Парашют был изрешечен пулями, кожаное пальто пробито в нескольких местах, одна пола отстрелена напрочь. Вдруг со стороны луга донесся слабый голос Николая Ищенко, звавшего его на помощь. Превозмогая боль в груди (позже выяснилось, у него были сломаны ребра), Квасов поднялся и пошел к своему командиру. Николая он увидел беспомощно лежавшим в траве, истекавшим кровью от раны в ноге. Квасов вырезал несколько длинных полос из купола парашюта и перевязал ими рану.

— Спасибо, Андрюша, за помощь. Нет сил, кружится голова… Видно, много крови потерял. Иди один. Может, встретишь бойцов, тогда выручай…

Но Андрей Квасов не бросил своего командира, он лег рядом, перекатил его к себе на спину и ползком потащил к канаве. Там, немного передохнув, Квасов взвалил себе на плечи раненого и, чтобы их не увидели немцы, по пересохшей канаве, медленно, еле переставляя ноги, пошел на восток.

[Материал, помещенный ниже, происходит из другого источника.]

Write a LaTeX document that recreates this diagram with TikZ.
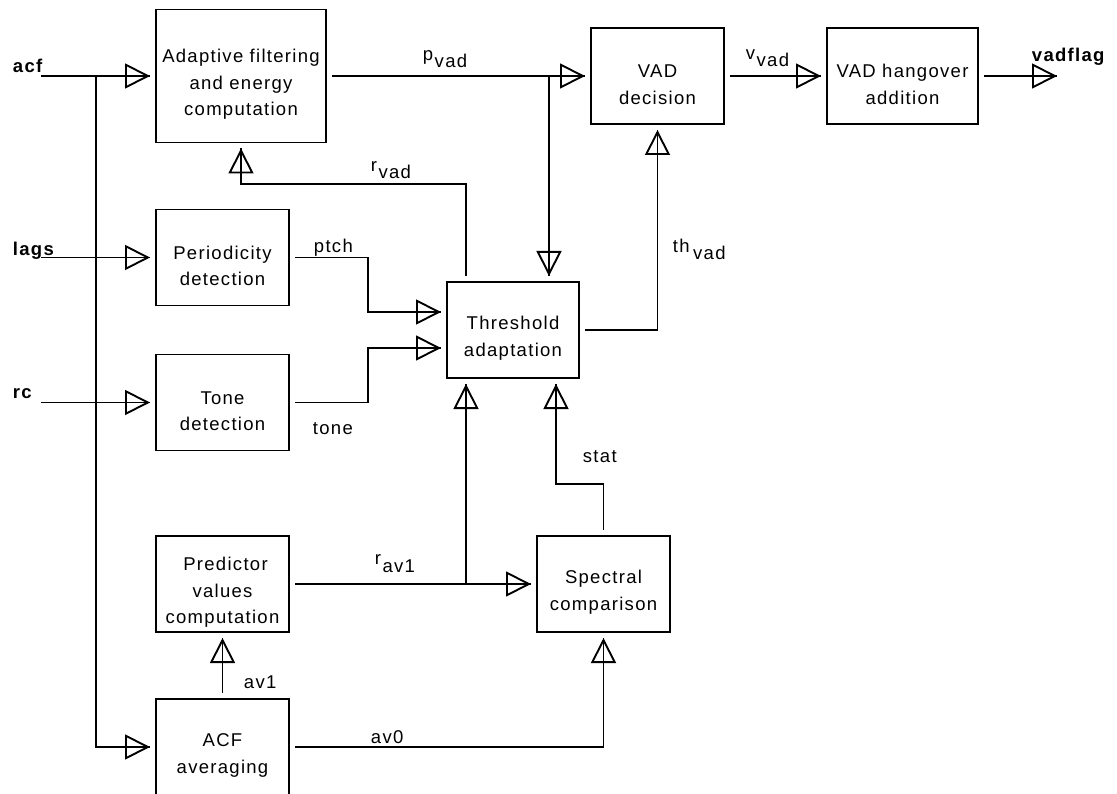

В это же время, на их счастье, на передовую ехали военный корреспондент Константин Симонов и несколько командиров. Они видели воздушный бой и поспешили на помощь летчикам.

(Через много лет в романе «Живые и мертвые» Симонов — отступив от документальной точности, насколько того требует правда художественного повествования, — опишет этот эпизод. Андрей Иванович Квасов прочтет книгу, и они встретятся с автором, вспоминая в дружеской беседе этот горький и трудный день).